Wednesday, March 18, 2009

London Calling

Busy day yesterday, giving two talks, one at The Natural History Museum, one at the British Library. Slides for the NHM talk are below. Karen James pointed out the irony that a talk where I gave the NHM a hard time for being backward about embracing digitisation can't be viewed on most PCs at the NHM because SlideShare requires a recent version of Flash (which users can't install without IT's permission), and the downloaded presentation won't open because the NHM uses an older version of MS Office. So much for my attempts to share the slides. There will also be a video available at some point.

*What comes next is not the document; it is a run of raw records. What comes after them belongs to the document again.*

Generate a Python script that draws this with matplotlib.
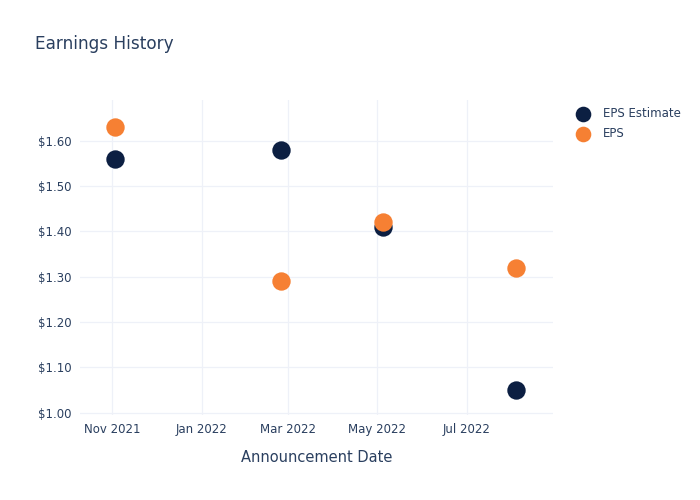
import matplotlib
matplotlib.use("Agg")
import matplotlib.pyplot as plt
import matplotlib.dates as mdates
import numpy as np
from datetime import datetime

dates = ["2021-11-03", "2022-02-24", "2022-05-05", "2022-08-04"]
eps_estimate = [1.56, 1.58, 1.41, 1.05]
eps_actual = [1.63, 1.29, 1.42, 1.32]
series_names = ["EPS Estimate", "EPS"]
x_ticks = ["2021-11-01", "2022-01-01", "2022-03-01", "2022-05-01", "2022-07-01"]
x_tick_labels = ["Nov 2021", "Jan 2022", "Mar 2022", "May 2022", "Jul 2022"]
y_ticks = [1.0, 1.1, 1.2, 1.3, 1.4, 1.5, 1.6]

txt = "#2a3f5f"
grid = "#eef1f8"
navy = "#0c1f42"
orange = "#f68033"

d = [datetime.fromisoformat(s) for s in dates]
fig = plt.figure(figsize=(7, 5), dpi=100)
ax = fig.add_axes([80/700, 1 - 415/500, (553-80)/700, (415-100)/500])
ax.scatter(d, eps_estimate, s=175, color=navy, label=series_names[0], zorder=3, linewidths=0)
ax.scatter(d, eps_actual, s=175, color=orange, label=series_names[1], zorder=3, linewidths=0)

ax.set_xlim(datetime(2021, 10, 10), datetime(2022, 8, 29))
ax.set_ylim(0.995, 1.69)
ax.set_xticks([datetime.fromisoformat(s) for s in x_ticks])
ax.set_xticklabels(x_tick_labels)
ax.set_yticks(y_ticks)
ax.set_yticklabels([f"${v:.2f}" for v in y_ticks])
ax.tick_params(length=0, labelsize=8.5, labelcolor=txt, pad=6)
ax.grid(True, color=grid, linewidth=0.9)
ax.set_axisbelow(True)
for sp in ax.spines.values():
    sp.set_visible(False)
ax.set_xlabel("Announcement Date", color=txt, fontsize=10.5, labelpad=10)

fig.text(35/700, 1 - 44/500, "Earnings History", color=txt, fontsize=12.2, va="center", ha="left")
leg = fig.legend(loc="upper left", bbox_to_anchor=(571/700, 1 - 107/500), frameon=False,
                 fontsize=8.5, labelcolor=txt, handletextpad=0.7, borderaxespad=0,
                 labelspacing=0.62, borderpad=0, markerscale=0.85)
fig.savefig("out.png", dpi=100, facecolor="white")
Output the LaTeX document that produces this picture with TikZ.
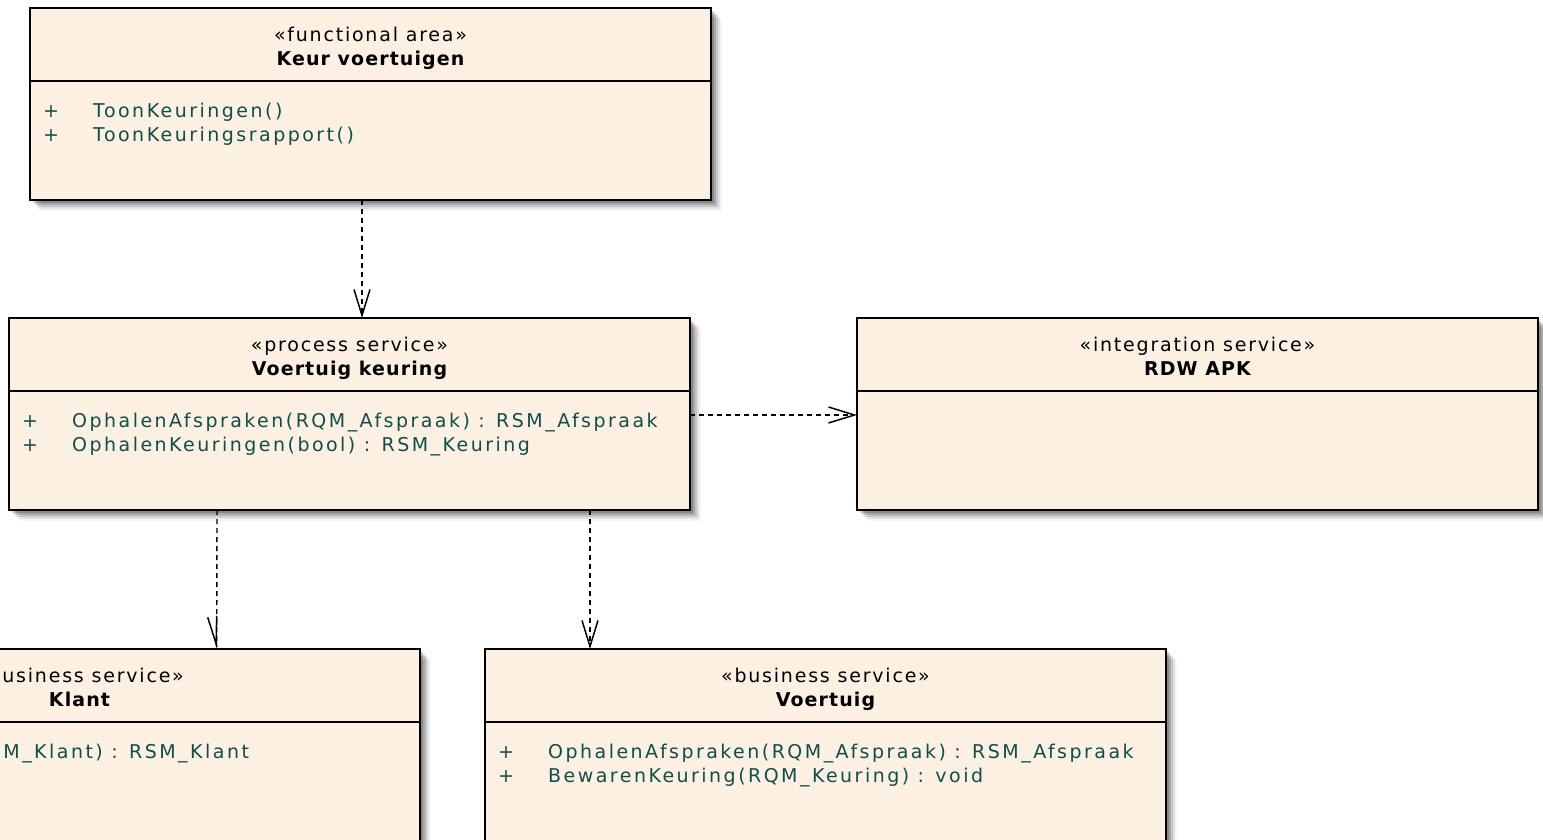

The second presentation was at the British Libraries "Talk Science" series, for some background see the forum on Nature Network. There will be a podcast available of this presentation. In her introduction to my talk, Sarah Kemmitt quoted from a recent paper by Antonio G. Valdecasas ([JACC]1175-5326:1820@41 where he described Vagabundia sci:
Vagabundia comes from the Spanish word 'vagabundo' that means 'wanderer'. It is a feminine substantive; sci refers to Science Citation Index. We pointed out some time ago (Valdecasas et al. 2000) that the popularity of the Science Citation Index (SCI) as a measure of ‘good’ science has been damaging to basic taxonomic work. Despite statements to the contrary that SCI is not adequate to evaluate taxonomic production (Krell 2000), it is used routinely to evaluate taxonomists and prioritize research grant proposals. As with everything in life, SCI had a beginning and will have an end. Before it becomes history, I dedicate this species to this sociological tool that has done more harm than good to taxonomic work and the basic study of biodiversity. Young biologists avoid the 'taxonomic trap' or becoming taxonomic specialists (Agnarsson & Kuntner 2007) due to the low citation rate of strictly discovery-oriented and interpretative taxonomic publications. Lack of recognition of the value of these publications, makes it difficult for authors to obtain grants or stable professional positions.

My own feeling is that SCI probably does a reasonable job of ranking the impact of taxonomic publication, the real task is to broaden our notion of what gets cited.